Less than a fourth of American workers live in states where they can earn temporary disability insurance, and less than a fifth of workers can get paid leave when they need it to care for a loved one.
These barriers cause stress for all workers that encounter them. But for many of the people that I represent - people who may not start out with as many skills and advantages, people who live in poorer communities or people who are weighed down by their past mistakes or those of family members - these barriers trap them in poverty, even though they work hard every day.
I am deeply grateful that two hardworking caregivers, Mrs. Tameka Henry and Mrs. Yvette McKinnie, were willing to make the personal sacrifices necessary to travel here today and inform our work by sharing their stories.
Congress has the power to remove these barriers ‒ to level the playing field for working families. Just last week, the National Academy of Sciences released a critical report which found that we could reduce child poverty by 50 percent in just 10 years by making policy changes that would cost just a fraction of the $800 billion to $1.1 trillion that child poverty costs our nation each year. Among the evidence-based, bipartisan policies highlighted in the report were changes to child care funding and tax credits. The child care policy changes alone were estimated to reduce child poverty by 30 percent.

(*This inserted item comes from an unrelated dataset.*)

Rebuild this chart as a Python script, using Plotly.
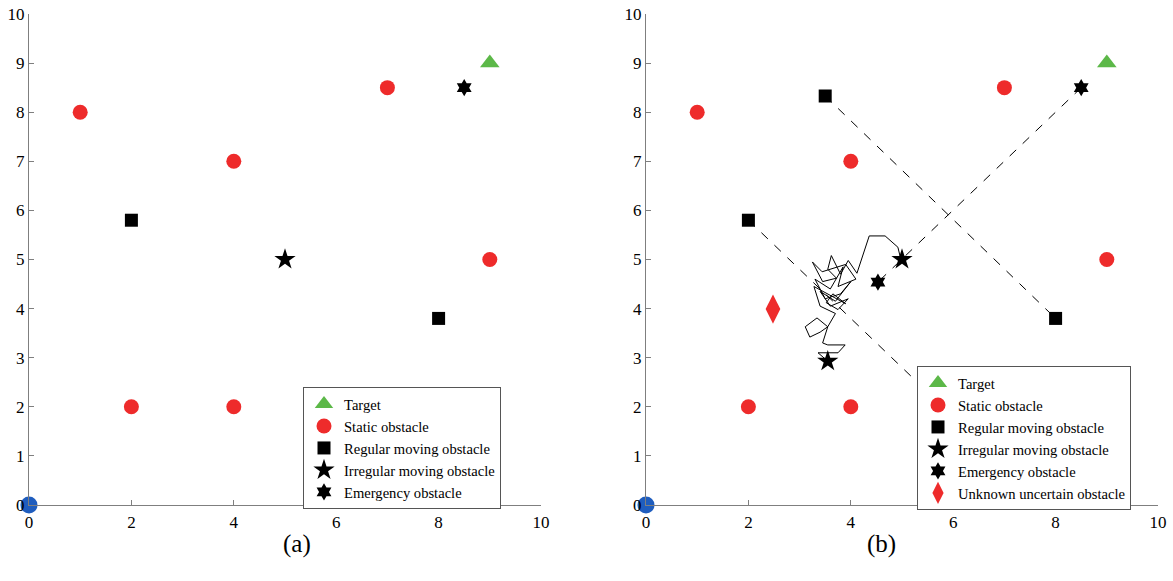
import plotly.graph_objects as go

# ---------------- data ----------------
target = (9, 9)
static_x = [1, 4, 7, 9, 2, 4]
static_y = [8, 7, 8.5, 5, 2, 2]
start = (0, 0)

# panel (a)
reg_a_x = [2, 8]
reg_a_y = [5.8, 3.8]
irr_a_x = [5]
irr_a_y = [5]
emg_a_x = [8.5]
emg_a_y = [8.5]

# panel (b)
reg_b_x = [3.5, 8, 2]
reg_b_y = [8.33, 3.8, 5.8]
irr_b_x = [5, 3.55]
irr_b_y = [5, 2.93]
emg_b_x = [8.5, 4.53]
emg_b_y = [8.5, 4.54]
unk_b_x = [2.48]
unk_b_y = [3.99]

# dashed trajectories (b)
dash1_x = [3.5, 8]
dash1_y = [8.33, 3.8]
dash2_x = [2, 6.2]
dash2_y = [5.8, 1.6]
dash3_x = [8.5, 4.53]
dash3_y = [8.5, 4.54]

# random walk of irregular obstacle (b)
walk_x = [4.98, 4.92, 4.67, 4.36, 4.12, 3.95, 3.8, 3.62, 3.55, 3.72, 3.45, 3.25, 3.44, 3.9,
          4.1, 3.75, 3.85, 3.6, 3.3, 3.5, 3.8, 4.0, 3.7, 3.4, 3.6, 3.95, 3.75, 3.52,
          3.65, 3.9, 3.28, 3.4, 3.7, 3.55, 3.34, 3.11, 3.2, 3.40, 3.55, 3.45, 3.55,
          3.89, 3.75, 3.36, 3.55]
walk_y = [4.99, 5.25, 5.48, 5.48, 4.72, 4.98, 4.7, 5.08, 4.8, 4.62, 4.55, 4.95, 4.75, 4.9,
          4.6, 4.45, 4.85, 4.4, 4.6, 4.2, 4.3, 4.55, 4.15, 4.35, 4.05, 4.2, 3.98, 4.12,
          4.3, 4.1, 4.45, 4.05, 3.9, 3.63, 3.81, 3.63, 3.42, 3.52, 3.63, 3.3, 3.26,
          3.26, 3.1, 3.1, 2.93]

x_ticks = [0, 2, 4, 6, 8, 10]
y_ticks = list(range(0, 11))

GREEN = "#5cb848"
RED = "#ee2b2b"
BLUE = "#1f5dbe"
BLACK = "#000000"
FONT = "Liberation Serif"

fig = go.Figure()

def add_panel(fig, xa, ya, legend, reg_x, reg_y, irr_x, irr_y, emg_x, emg_y, unk=None):
    common = dict(xaxis=xa, yaxis=ya, mode="markers", cliponaxis=False, legend=legend)
    fig.add_trace(go.Scatter(x=[target[0]], y=[target[1]], name="Target",
                             marker=dict(symbol="triangle-up", size=17, color=GREEN), **common))
    fig.add_trace(go.Scatter(x=static_x, y=static_y, name="Static obstacle",
                             marker=dict(symbol="circle", size=15, color=RED), **common))
    fig.add_trace(go.Scatter(x=reg_x, y=reg_y, name="Regular moving obstacle",
                             marker=dict(symbol="square", size=13, color=BLACK), **common))
    fig.add_trace(go.Scatter(x=irr_x, y=irr_y, name="Irregular moving obstacle",
                             marker=dict(symbol="star", size=16, color=BLACK), **common))
    fig.add_trace(go.Scatter(x=emg_x, y=emg_y, name="Emergency obstacle",
                             marker=dict(symbol="hexagram", size=13, color=BLACK), **common))
    if unk is not None:
        fig.add_trace(go.Scatter(x=unk[0], y=unk[1], name="Unknown uncertain obstacle",
                                 marker=dict(symbol="diamond-tall", size=21, color=RED), **common))
    fig.add_trace(go.Scatter(x=[start[0]], y=[start[1]], showlegend=False,
                             marker=dict(symbol="circle", size=17, color=BLUE), **common))

# dashed lines and walk first (beneath markers)
for dx, dy in [(dash1_x, dash1_y), (dash2_x, dash2_y), (dash3_x, dash3_y)]:
    fig.add_trace(go.Scatter(x=dx, y=dy, xaxis="x2", yaxis="y2", mode="lines", showlegend=False,
                             line=dict(color=BLACK, width=1, dash="dash")))
fig.add_trace(go.Scatter(x=walk_x, y=walk_y, xaxis="x2", yaxis="y2", mode="lines", showlegend=False,
                         line=dict(color=BLACK, width=1)))

add_panel(fig, "x", "y", "legend", reg_a_x, reg_a_y, irr_a_x, irr_a_y, emg_a_x, emg_a_y)
add_panel(fig, "x2", "y2", "legend2", reg_b_x, reg_b_y, irr_b_x, irr_b_y, emg_b_x, emg_b_y,
          unk=(unk_b_x, unk_b_y))

W, H = 1173, 581
ydom = [(H - 505) / H, (H - 14) / H]
axis_common = dict(range=[0, 10], showgrid=False, zeroline=False, showline=True,
                   linecolor="#7f7f7f", linewidth=1, ticklen=5, automargin=False, ticks="inside",
                   tickcolor="#7f7f7f", tickfont=dict(family=FONT, size=17, color="black"))

leg_common = dict(bgcolor="white", bordercolor="#555555", borderwidth=1,
                  font=dict(family=FONT, size=14.6, color="black"),
                  xanchor="left", yanchor="top", tracegroupgap=0)

fig.update_layout(
    width=W, height=H, margin=dict(l=0, r=0, t=0, b=0, autoexpand=False),
    plot_bgcolor="white", paper_bgcolor="white",
    xaxis=dict(domain=[29 / W, 541 / W], tickvals=x_ticks, anchor="y", ticklabelstandoff=2, **axis_common),
    yaxis=dict(domain=ydom, tickvals=y_ticks, anchor="x", **axis_common),
    xaxis2=dict(domain=[646 / W, 1158 / W], tickvals=x_ticks, anchor="y2", ticklabelstandoff=2, **axis_common),
    yaxis2=dict(domain=ydom, tickvals=y_ticks, anchor="x2", **axis_common),
    legend=dict(x=303 / W, y=1 - 387 / H, **leg_common),
    legend2=dict(x=917 / W, y=1 - 366 / H, **leg_common),
    annotations=[
        dict(text="(a)", x=281 / W, y=1 - 560 / H, xref="paper", yref="paper", showarrow=False,
             font=dict(family=FONT, size=25, color="black")),
        dict(text="(b)", x=898 / W, y=1 - 560 / H, xref="paper", yref="paper", showarrow=False,
             font=dict(family=FONT, size=25, color="black")),
    ],
)

fig.write_html("out.html", config={"displayModeBar": False},
               post_script="document.body.style.margin='0';document.body.style.overflow='hidden';")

I am proud to cosponsor the Child Care for Working Families Act, introduced by my friend, Chairman Bobby Scott of the Education and Labor Committee, and I look forward to working with him to enact comprehensive solutions to the child care crisis that take advantage of all of the tools within the our two Committees’ jurisdictions.
When it comes to paid leave, some of our states and communities are already showing us the way and have taken action to allow workers to earn the paid leave benefits that they need to balance work and family.
My colleague Rosa DeLauro’s FAMILY Act, which I and many of my colleagues have cosponsored, would build on these successful state experiences to make earned paid leave a reality across the country. We are also fortunate to be able to call on the expertise of our colleague Mr. Gomez from California as we consider national action on paid leave.
Booker T. Washington said, “If you want to lift yourself up, lift someone else up." This Congress, I mean for our Subcommittee to realize his vision and to lift up the parents and grandparents across the country who have asked us for so little and given so much.